After almost two years, the project finished, scoring more than 5000 volunteers in Chile, Europe, India, USA, Brazil, Mexico, Canada, and others. In total, it reached up to 860,000 classifications out of 60,000 stars. Among these volunteers, and to those who lived in Chile, MAS did a giveaway to those who completed more than 500 classifications (registering different classification milestones like 500, 100 and 3000) and to those who classified more than 10,000 light curves, they could appear as collaborators in a paper. It finally happened in the publication “Infrared variability of young solar analogues in the Lagoon Nebula”, whose first author was astronomer Camila Órdenes. She recently obtained her PhD in Astrophysics from the Institute of Astrophysics at Universidad Católica studying these stars.
The Contribution of Citizen Science
According to Manuela Zoccali, co-author of this paper and Camila's advisor during her days as a PhD student a few weeks ago, the problem scientists face when they analyze large amounts of data is not understanding the information coming from observing instrumentation but the time that it takes when only one person does it. On this matter, the new computational tools have that benefit. However, the possibility of several human brains working as one giant brain is, in her opinion, one of the biggest traits these citizen science projects have. "In addition to the great science outreach element of Variable Star Zoo -one of the main axes of the MAS outreach program- what we did with this project is not outreach, but science itself, and we did it with the contribution of many volunteers.

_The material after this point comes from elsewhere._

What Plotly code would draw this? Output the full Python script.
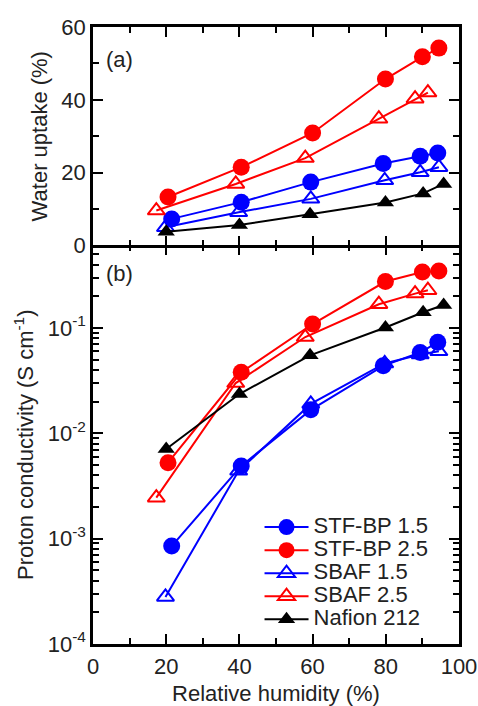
import plotly.graph_objects as go

# Series names and styling keys
series = ["STF-BP 1.5", "STF-BP 2.5", "SBAF 1.5", "SBAF 2.5", "Nafion 212"]

# Relative humidity (%) for each series
rh_stfbp15 = [21.5, 40.5, 59.5, 79.3, 89.4, 94.2]
rh_stfbp25 = [20.5, 40.5, 60.0, 79.9, 90.0, 94.5]
rh_sbaf15 = [19.8, 39.8, 59.5, 79.7, 89.4, 94.5]
rh_sbaf25 = [17.3, 39.0, 58.0, 78.1, 88.0, 91.5]
rh_nafion = [20.0, 40.0, 59.3, 79.9, 90.2, 95.8]

# (a) Water uptake (%)
wu_stfbp15 = [7.3, 11.9, 17.4, 22.5, 24.5, 25.4]
wu_stfbp25 = [13.3, 21.5, 30.9, 45.7, 51.8, 54.2]
wu_sbaf15 = [5.0, 9.1, 12.8, 17.9, 20.1, 21.5]
wu_sbaf25 = [9.6, 16.9, 24.0, 34.8, 40.3, 42.0]
wu_nafion = [3.8, 5.6, 8.6, 11.8, 14.3, 16.9]

# (b) Proton conductivity (S/cm)
pc_stfbp15 = [0.00085, 0.0049, 0.0167, 0.0437, 0.0586, 0.0731]
pc_stfbp25 = [0.00526, 0.0379, 0.109, 0.276, 0.339, 0.347]
pc_sbaf15 = [0.00028, 0.0044, 0.0190, 0.046, 0.056, 0.060]
pc_sbaf25 = [0.00245, 0.030, 0.082, 0.168, 0.212, 0.228]
pc_nafion = [0.0071, 0.0236, 0.055, 0.101, 0.141, 0.165]

# Axis ticks
x_ticks = [0, 20, 40, 60, 80, 100]
wu_ticks = [0, 20, 40, 60]
pc_ticks = [1e-4, 1e-3, 1e-2, 1e-1]
pc_ticktext = ["10<sup>-4</sup>", "10<sup>-3</sup>", "10<sup>-2</sup>", "10<sup>-1</sup>"]
pc_minor = [k * 10.0 ** e for e in range(-4, 0) for k in range(2, 10)] + [0.2, 0.3, 0.4, 0.5, 0.6]

rh = [rh_stfbp15, rh_stfbp25, rh_sbaf15, rh_sbaf25, rh_nafion]
wu = [wu_stfbp15, wu_stfbp25, wu_sbaf15, wu_sbaf25, wu_nafion]
pc = [pc_stfbp15, pc_stfbp25, pc_sbaf15, pc_sbaf25, pc_nafion]

BLUE, RED, BLACK = "#0000ff", "#ff0000", "#000000"
colors = [BLUE, RED, BLUE, RED, BLACK]
symbols = ["circle", "circle", "triangle-up-open", "triangle-up-open", "triangle-up"]
sizes = [17, 17, 15, 15, 15]

FONT = "Arial, 'Liberation Sans', sans-serif"
TXT = "#222"

fig = go.Figure()


def marker_for(i):
    return dict(symbol=symbols[i], size=sizes[i], color=colors[i],
                line=dict(color=colors[i], width=2 if "open" in symbols[i] else 0))


# Panel (a): water uptake
for i, name in enumerate(series):
    fig.add_trace(go.Scatter(
        x=rh[i], y=wu[i], mode="lines+markers", name=name, showlegend=False,
        line=dict(color=colors[i], width=2), marker=marker_for(i),
        xaxis="x", yaxis="y"))

# Panel (b): proton conductivity (carries the legend)
for i, name in enumerate(series):
    fig.add_trace(go.Scatter(
        x=rh[i], y=pc[i], mode="lines+markers",
        name='<span style="font-size:22px">' + name + "</span>",
        line=dict(color=colors[i], width=2), marker=marker_for(i),
        xaxis="x2", yaxis="y2"))

split = 0.6459

tick_style = dict(ticks="inside", ticklen=10, tickwidth=2, tickcolor="black")
minor_style = dict(ticks="inside", ticklen=6, tickwidth=2, tickcolor="black")
common_axis = dict(
    showline=True, linecolor="black", linewidth=2.5, mirror="ticks",
    showgrid=False, zeroline=False, automargin=False,
    tickfont=dict(family=FONT, size=22, color=TXT),
    **tick_style,
)

fig.update_layout(
    width=478, height=706,
    margin=dict(l=93, r=19, t=27, b=62),
    paper_bgcolor="white", plot_bgcolor="white",
    font=dict(family=FONT, size=22, color=TXT),
    xaxis=dict(common_axis, domain=[0, 1], anchor="y", range=[0, 100],
               tickvals=x_ticks, showticklabels=False,
               minor=dict(minor_style, dtick=10)),
    yaxis=dict(common_axis, domain=[split, 1], anchor="x", range=[0, 60],
               tickvals=wu_ticks,
               minor=dict(minor_style, dtick=10),
               title=dict(text="Water uptake (%)", standoff=8,
                          font=dict(family=FONT, size=22, color=TXT))),
    xaxis2=dict(common_axis, domain=[0, 1], anchor="y2", range=[0, 100],
                mirror=False, tickvals=x_ticks, ticklabelstandoff=1,
                minor=dict(minor_style, dtick=10),
                title=dict(text="Relative humidity (%)", standoff=14,
                           font=dict(family=FONT, size=22, color=TXT))),
    # top-edge ticks of panel (b), pointing down into the panel
    xaxis3=dict(overlaying="x2", anchor="y2", side="top", range=[0, 100],
                showline=False, showgrid=False, zeroline=False, automargin=False,
                showticklabels=False, tickvals=x_ticks,
                minor=dict(minor_style, dtick=10), **tick_style),
    yaxis2=dict(common_axis, domain=[0, split], anchor="x2", type="log",
                range=[-4, -0.217], tickvals=pc_ticks, ticktext=pc_ticktext,
                minor=dict(minor_style, tickmode="array", tickvals=pc_minor),
                title=dict(text="Proton conductivity (S cm<sup>-1</sup>)", standoff=8,
                           font=dict(family=FONT, size=22, color=TXT))),
    legend=dict(x=0.455, y=0.012, xanchor="left", yanchor="bottom",
                bgcolor="rgba(0,0,0,0)", borderwidth=0,
                font=dict(family=FONT, size=15.4, color=TXT),
                tracegroupgap=0, itemwidth=44),
    annotations=[
        dict(text="(a)", xref="x", yref="y", x=3, y=51, showarrow=False,
             xanchor="left", font=dict(family=FONT, size=22, color=TXT)),
        dict(text="(b)", xref="x2", yref="y2", x=3, y=-0.48, showarrow=False,
             xanchor="left", font=dict(family=FONT, size=22, color=TXT)),
    ],
)

# invisible trace so the top-edge tick axis of panel (b) is drawn
fig.add_trace(go.Scatter(x=[None], y=[None], xaxis="x3", yaxis="y2",
                         showlegend=False, hoverinfo="skip"))

fig.write_html("out.html")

In fact, out of the 60,000 variable stars we sampled, 8,000 of them turned out to be very old stars pulsating in a limited period that we found through citizen support. The computer had identified less than 4,000," she says.
However, as with any ordinary science process, the VSZ branches out into new areas of research that the head team had yet to even imagine.
According to Zoccali, who also is the chief of the MAS outreach department, among the light curves asked the volunteers to classify, many of them had a sinusoidal shape, which typically corresponds to Cepheid stars. Accurately, users of VSZ classified them as Cepheids. However, upon reviewing their position in the sky, astronomers realized that these stars were clustered around some nearby star-forming regions. Cepheids were reported saturating the detector; they had to be much smaller stars. They quickly realized that these stars had to be the so-called "Young Stellar Objects" whose periodic variation in brightness is due to the spots in their atmosphere, like sunspots, but bigger, and the star's rotation makes them appear and disappear.
"We discovered that many young stars in our sample had active atmospheres. Thanks to the classification we obtained from VSZ, my team and I started to work with these stars, which we hadn't tackled until now. We also had to include other catalogues of bands we hadn't used before. This is precisely another significant consequence of the VSZ. Within our team, a research line not previously addressed has opened, resulting in new collaborations with Dr Amelia Bayo from ESO Germany, Dr Lynne Hillebrandt from CALTECH California, where Camila was researching for three months, and Dr Loredana Prisinzano from Palermo Astronomical Observatory.
And as promised in 2018, the early days of VSZ, the first publication by Camila Órdenes, included as co-authors the users who classified more than 10,000 stars: Samantha Abarzua, Carolina Avendaño, Pablo Díaz, Iván Fernández and Gerardo Lara.